I returned to Echo Park from Washington, DC, on Wednesday, feeling thankful to have had a good Thanksgiving dinner with my family, thankful I didn't kill a deer, thankful that the places where I most want to be are the ones where I am invited (it has not always been the case).
It seemed fitting that the biggest news in DC (until Obama announced the 30,000 troops) was the gatecrashers at the White House. They were front page on the Washington Post for at least three days in a row. It's hardly the first time a White House function has been crashed, according to the Post. But it is the first time it has been such big news. Not coincidental to the dimensions of the Salahis story, the open city where I grew up has turned into a warren shaped by all kinds of gates -- the new architecture of the city put the architecture in place for this kind of story. All around the Capitol - and other places - there are now cement blocks, the little walls, I call them, and underground there are barriers that pop up, blocking the street in an instant. As a kid, I rode a public bus that used to pull up directly in front of the White House, where a swarm of office workers would pile in, the change they dropped into the box clinking in an oddly riveting irregular rhythm, while I looked sullenly through the bus windows at the silly looking White House guards, sometimes wondering if it were true - as we were told as children - that if a child pulled out a toy gun at this place, those same dandy-looking guards were under orders to shoot. Now that same section of Pennsylvania Avenue is closed to public traffic. No more yawning at the White House up close. Now we gape when a pair of uninviteds get close and then...get in...only to be thrown out again and again after they have gone home and told the world where they'd been.
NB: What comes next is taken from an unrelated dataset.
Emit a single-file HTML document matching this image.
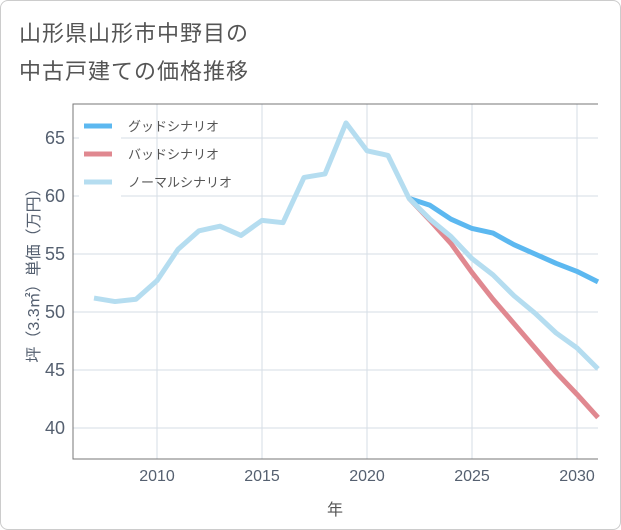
<!DOCTYPE html>
<html><head><meta charset="utf-8"><style>
body{margin:0;background:#fff;font-family:"Liberation Sans","Noto Sans CJK JP",sans-serif;}
#wrap{position:relative;width:619px;height:528px;border:1px solid #ccc;border-radius:8px;background:#fff;overflow:hidden}
.t{position:absolute;left:18px;color:#555;font-size:22px;letter-spacing:1px}
</style></head><body>
<div id="wrap">
<div class="t" style="top:15px">山形県山形市中野目の</div>
<div class="t" style="top:53px">中古戸建ての価格推移</div>
<svg id="c" width="621" height="530" style="position:absolute;left:0;top:0"></svg>
</div>
<script>
const years=[2007,2008,2009,2010,2011,2012,2013,2014,2015,2016,2017,2018,2019,2020,2021,2022,2023,2024,2025,2026,2027,2028,2029,2030,2031];
const normal=[51.2,50.9,51.1,52.7,55.4,57.0,57.4,56.6,57.9,57.7,61.6,61.9,66.3,63.9,63.5,59.8,58.0,56.5,54.6,53.2,51.4,49.9,48.2,46.9,45.1];
const goodYears=[2022,2023,2024,2025,2026,2027,2028,2029,2030,2031];
const good=[59.8,59.2,58.0,57.2,56.8,55.8,55.0,54.2,53.5,52.6];
const bad=[59.8,57.9,55.9,53.4,51.1,49.0,46.9,44.8,42.9,40.9];
const xTicks=[2010,2015,2020,2025,2030];
const yTicks=[40,45,50,55,60,65];
const NS='http://www.w3.org/2000/svg';
const svg=document.getElementById('c');
const L=72,R=597,T=103,B=458;
const x=y=>156+(y-2010)*21;
const yv=v=>195-(v-60)*11.6;
function mk(t,a){const e=document.createElementNS(NS,t);for(const k in a)e.setAttribute(k,a[k]);svg.appendChild(e);return e;}
xTicks.forEach(t=>{
 const g=mk('line',{x1:x(t),x2:x(t),y1:T,y2:B,stroke:'#d5dde6','stroke-width':1});
 
 
 const l=mk('text',{x:x(t),y:B+22,'text-anchor':'middle','font-size':16,fill:'#556070'});l.textContent=t;
 
 
});
yTicks.forEach(t=>{
 const g=mk('line',{x1:L,x2:R,y1:yv(t),y2:yv(t),stroke:'#d5dde6','stroke-width':1});
 
 
 const l=mk('text',{x:L-8,y:yv(t)+6,'text-anchor':'end','font-size':18,fill:'#556070'});l.textContent=t;
 
 
});
const ax=mk('path',{d:`M${R},${T}H${L}V${B}H${R}`,fill:'none',stroke:'#777','stroke-width':1});


function line(xs,vs,col,name){
 const p=mk('polyline',{points:xs.map((yr,i)=>x(yr)+','+yv(vs[i])).join(' '),fill:'none',stroke:col,'stroke-width':5,'stroke-linejoin':'round'});
 
 
}
line(goodYears,good,'#5cb8f0','good-scenario-line');
line(goodYears,bad,'#e08890','bad-scenario-line');
line(years,normal,'#b5ddf0','normal-scenario-line');
const lb=mk('rect',{x:78,y:110,width:42,height:86,fill:'#fff'});


[['グッドシナリオ','#5cb8f0'],['バッドシナリオ','#e08890'],['ノーマルシナリオ','#b5ddf0']].forEach((d,i)=>{
 const yy=125+i*28;
 const s=mk('line',{x1:83,x2:111,y1:yy,y2:yy,stroke:d[1],'stroke-width':5});
 
 
 const t=mk('text',{x:127,y:yy+5,'font-size':13,fill:'#555'});t.textContent=d[0];
 
 
});
const xt=mk('text',{x:334,y:514,'text-anchor':'middle','font-size':16,fill:'#555'});xt.textContent='年';


const yt=mk('text',{x:0,y:0,'text-anchor':'middle','font-size':16,fill:'#556070',transform:`translate(38,${(T+B)/2-10}) rotate(-90)`});yt.textContent='坪（3.3㎡）単価（万円）';


</script>
</body></html>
On Sunday I had my own incident with a little wall - out on a newly expanded section of highway in Maryland.
I had gone to visit my mother's grave. As always, I was awed and horrified (as most likely everyone is) by how close her body was to mine - how thin the little wall between us - and how infinitely far away she really was. I considered the new company she kept. There was a woman who had died at 105. There was a two-year-old who was born after my mother's death. There was a 17-year-old-girl, who had died four years earlier but whose grave still had temporary tape with her name and dates; the stone had not been carved.
It was a beautiful day to be at the partly wooded cemetery. But I couldn't decide when to leave. Twice I headed for the car, and twice I surprised myself by stopping in my tracks and turning back. After a while, the right moment came around, and I left. I took a pair of two-lane roads to the big highway. On the I-270 onramp, I started the mental transition that the change in speed and the sense of urgency in a four-lane, fast moving road brings, the call of the present I call it. But before I could fully get to that new place, a deer with antlers jumped over the new cement barrier on the right shoulder, started to run straight across the road, then changed course and ran directly at my car before turning again. I hit the brakes and swerved. Another car did the same, somehow managing not to hit my car. The deer made it to the center divider. Then it jumped over that and faced the odds as it ran with its legs at full extension, like a racehorse, across four lanes of traffic on the other side, succeeding. It jumped over the little cement wall, a third wall, on the far side of the road and disappeared into the woods. A gatecrasher, whose prize was survival.
Monday: Despite all of the gloss that has shined up Washington in the past two decades, it's still provincial. On Monday night, while the Senate was debating health care, I went to a Capitol Hill restaurant called Sonoma. I went there partly because it was housed in the same location as a long-lived bistro/tavern that used to be called Jenkins Hill, which is the former name of Capitol Hill. I remember borrowing change to play the Doors' "Light My Fire" on the jukebox when I was a kid. The place is now redone in DWR/Pottery Barn modern beiges - with a California wine list and industrial style aluminum chairs that don't have a lot to say to the beige. It was only about a quarter full, with the same kind of crowd Jenkins Hill once drew - some people from the neighborhood, a couple of office groups, a couple of Capitol Hill tweedy types, maybe from the Library of Congress, which is across the street, a couple of dates. My salad was Boston bib lettuce with chocolate poured on it and a lot of rock salt, and smoked figs, (the figs were good). A side order was smoked chard. My penne had smoked onions and garbanzo beans. It seemed like a harmless parody of California cuisine - What with all the fires, I guess they like their food smoked! -- not that any of the other patrons cared. My husband shrugged (he liked his dinner) and said they were simply trying to have it both ways. Sitting on both sides of the fence, when I wanted them to pick sides.